**Collected data**
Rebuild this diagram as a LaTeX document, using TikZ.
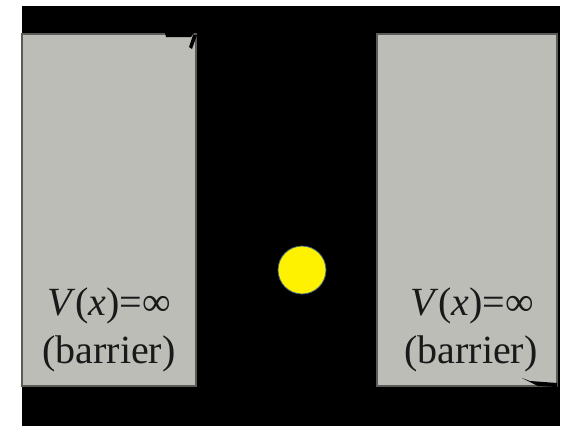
\documentclass[tikz,border=0pt]{standalone}
\usepackage{fontspec}
\setmainfont{Liberation Serif}
\definecolor{wallgray}{RGB}{187,189,182}
\definecolor{walledge}{RGB}{90,92,88}
\definecolor{balledge}{RGB}{60,100,130}
\definecolor{labelink}{RGB}{25,25,25}
\tikzset{
  wall/.style={fill=wallgray, draw=walledge, line width=1.3pt},
  walltext/.style={font=\fontsize{40}{46}\selectfont, text=labelink, align=center, inner sep=0pt},
  ball/.style={circle, fill=yellow, draw=balledge, line width=0.8pt, minimum size=48pt, inner sep=0pt}
}
\begin{document}
\begin{tikzpicture}[x=1pt, y=-1pt]
  \useasboundingbox (0,0) rectangle (566,426);
  \fill[white] (0,0) rectangle (566,426);
  % well interior
  \fill[black] (22,6) rectangle (560,426);
  % infinite walls
  \draw[wall] (22,34) rectangle (196,386);
  \draw[wall] (377,34) rectangle (557,386);
  % small defects at the wall corners
  \fill[black] (165,33) -- (194,33) -- (191,37) -- (166,37) -- cycle;
  \fill[black] (197,35) -- (192,49) -- (189,47) -- (193,35) -- cycle;
  \fill[black] (522,378) -- (530,381) -- (557,383) -- (557,387) -- (538,386) -- cycle;
  % particle
  \node[ball] (p) at (302,270) {};
  % labels
  \node[walltext, anchor=base] (vl) at (109,315) {\textit{V}(\textit{x})=∞};
  \node[walltext, anchor=base] (bl) at (109,363) {(barrier)};
  \node[walltext, anchor=base] (vr) at (472,315) {\textit{V}(\textit{x})=∞};
  \node[walltext, anchor=base] (br) at (471,363) {(barrier)};
\end{tikzpicture}
\end{document}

**Requirements**
Exclude every picture and copy the remaining data exactly.

**Task response**
Rebuild this diagram as a LaTeX document, using TikZ.
\documentclass[tikz,border=0pt]{standalone}
\usepackage{fontspec}
\setmainfont{Liberation Serif}
\definecolor{wallgray}{RGB}{187,189,182}
\definecolor{walledge}{RGB}{90,92,88}
\definecolor{balledge}{RGB}{60,100,130}
\definecolor{labelink}{RGB}{25,25,25}
\tikzset{
  wall/.style={fill=wallgray, draw=walledge, line width=1.3pt},
  walltext/.style={font=\fontsize{40}{46}\selectfont, text=labelink, align=center, inner sep=0pt},
  ball/.style={circle, fill=yellow, draw=balledge, line width=0.8pt, minimum size=48pt, inner sep=0pt}
}
\begin{document}
\begin{tikzpicture}[x=1pt, y=-1pt]
  \useasboundingbox (0,0) rectangle (566,426);
  \fill[white] (0,0) rectangle (566,426);
  % well interior
  \fill[black] (22,6) rectangle (560,426);
  % infinite walls
  \draw[wall] (22,34) rectangle (196,386);
  \draw[wall] (377,34) rectangle (557,386);
  % small defects at the wall corners
  \fill[black] (165,33) -- (194,33) -- (191,37) -- (166,37) -- cycle;
  \fill[black] (197,35) -- (192,49) -- (189,47) -- (193,35) -- cycle;
  \fill[black] (522,378) -- (530,381) -- (557,383) -- (557,387) -- (538,386) -- cycle;
  % particle
  \node[ball] (p) at (302,270) {};
  % labels
  \node[walltext, anchor=base] (vl) at (109,315) {\textit{V}(\textit{x})=∞};
  \node[walltext, anchor=base] (bl) at (109,363) {(barrier)};
  \node[walltext, anchor=base] (vr) at (472,315) {\textit{V}(\textit{x})=∞};
  \node[walltext, anchor=base] (br) at (471,363) {(barrier)};
\end{tikzpicture}
\end{document}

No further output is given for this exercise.